Questo principio, nato in ambito creditizio, si estende ben oltre il settore bancario. Riguarda chiunque utilizzi sistemi di intelligenza artificiale per profilare, classificare o prevedere comportamenti umani: assicurazioni, piattaforme di e-commerce, società di selezione del personale, agenzie immobiliari e, soprattutto, chi si occupa di marketing digitale. Ogni volta che un algoritmo decide quali offerte mostrare, a chi inviare una newsletter o come segmentare un pubblico, sta elaborando dati personali e costruendo profili che possono influenzare scelte economiche e perfino reputazionali.

Per le piccole imprese, spesso affascinate dalle promesse dell’IA “chiavi in mano”, questa sentenza è un richiamo alla cautela. Anche un semplice software di marketing automatizzato, se gestisce dati di clienti e li usa per personalizzare comunicazioni o offerte, rientra pienamente nel perimetro del GDPR. La leggerezza con cui molte PMI adottano strumenti di profilazione senza comprenderne il funzionamento reale — o senza sapere dove e come vengano trattati i dati — espone a rischi legali che non possono più essere ignorati.

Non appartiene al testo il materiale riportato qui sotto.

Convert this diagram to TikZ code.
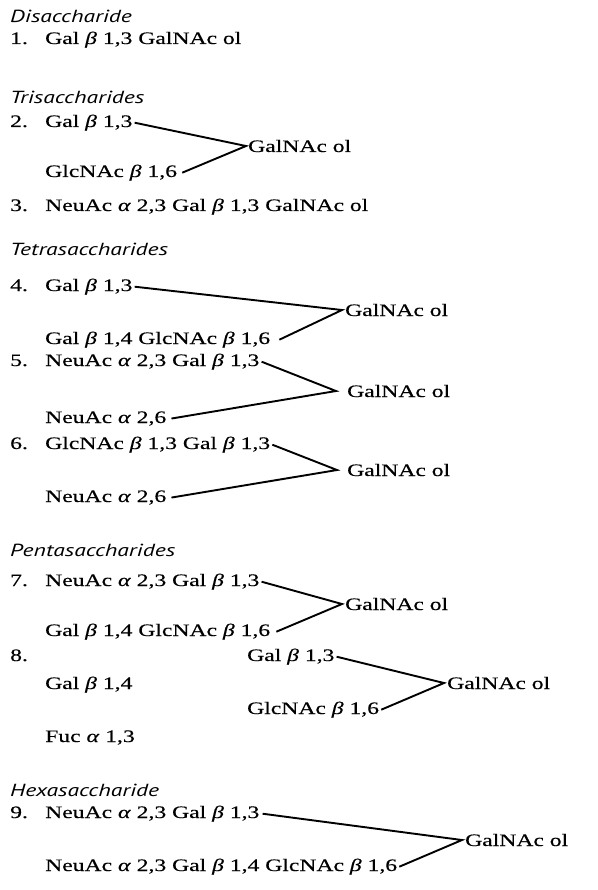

Il messaggio, dunque, è chiaro: la Corte ha stabilito un principio che trasforma il modo di intendere l’uso dell’intelligenza artificiale nel business. Non è più solo una questione di innovazione tecnologica, ma di responsabilità giuridica e culturale. Ogni impresa, grande o piccola, dovrà imparare a governare i propri algoritmi con la stessa consapevolezza con cui amministra le proprie risorse economiche.

DORA e Cybermetrica: dagli obblighi delle banche alla modernizzazione delle PMI 

Le piccole e medie imprese saranno probabilmente le più esposte a questa nuova ondata regolatoria. Dovranno confrontarsi con parametri e obblighi nati per soggetti di dimensioni e complessità ben maggiori, come quelli imposti dal DORA. È facile prevedere che molte realtà imprenditoriali troveranno difficoltà ad applicare in modo diretto queste regole, spesso pensate per istituti finanziari e infrastrutture critiche.

Tuttavia, la prospettiva giusta non è quella della resistenza, ma dell’adattamento: prendere tali standard come punto di riferimento, non come ostacolo. In quest’ottica, il DORA e l’intero impianto europeo di resilienza digitale possono diventare strumenti di modernizzazione della gestione aziendale. Se interpretati con intelligenza, rappresentano una guida per introdurre procedure più ordinate, sistemi di controllo più affidabili e una cultura del rischio finalmente misurabile.
È qui che può trovare applicazione la Cybermetrica: un approccio che consente di tradurre le norme tecniche e i principi di compliance in parametri operativi, misurando il livello di sicurezza, la maturità digitale e la capacità di risposta dell’impresa.

L’obiettivo non è solo essere conformi, ma diventare prevedibili, resilienti e più consapevoli del proprio perimetro digitale.